The list above consitutes my favorite things.  There are tons of other high nutrition foods out there to choose from, I just have found that my taste buds prefer these.  Sure, I wish I liked kale and beets, but I don’t and you might!

I eat steak occasionaly, when we go to a steahouse and I will have the occasional glass of wine with a nice dinner.  But, for the most part…I stick to chicken, turkey and fish.  I will not lie, it totally sucks the first few months, especially when you are used to a bar food diet.  However, those cravings will subside and you will beging to appreciate healthy food for what it is…noursishment and energy.  I also have found that the best option for eating out is to just order a plain spinnach salad and add chicken or blackened fish/shrimp).  I use balsamic vinegar for my dressing, and use the fork dip method.

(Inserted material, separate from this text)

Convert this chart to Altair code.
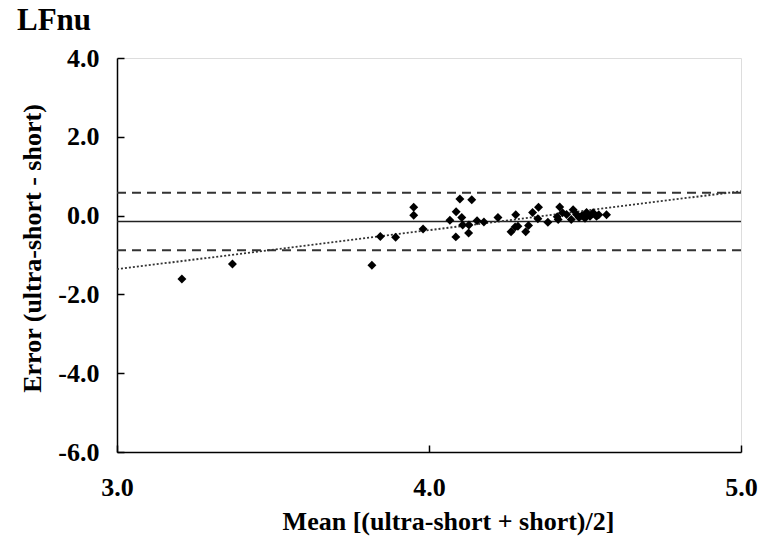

If you are going to be going out to a really nice dinner, order the smallest steak portion availabe and ask for sauces to be left off or on the side.  I only order vegetables if I know that they are not drenched in butter and oil.

Here are my top 10 tips for losing weight:

  1. Start the process in the off season and use a bod pod (it is not that expensive).
  2. Count calories
  3. Eat the most nutrition for your caloric buck – you can eat a ton more that way!
  4. Know your baseline numbers so that you have a clear starting point
  5. Stay consistent.
  6. Eat one-two pieces of dark chocolate every day.  Chocolate is good for the soul!
  7. Eliminate carbs at night when you are in the weight loss phase.  Don’t cut them from your diet, but time them so that you are eating them when you need them.
  8. Go to bed slightly hungry while you are trying to lose weight. 
  9. Strenth Train
  10. Eliminate/reduce processed white flour foods and corn syrup.

Great nutrition is a fluid process.  You can always learn more, and you can always eat better.  You will learn as you go!  I finally, afer a 10 year addiction, just gave up diet soda and artificial sweetner.  I am not very far along (day 5 to be exact), but it is a huge step in the right direction. 

Have faith in yourself. If I can do it, I know you can!!!!!!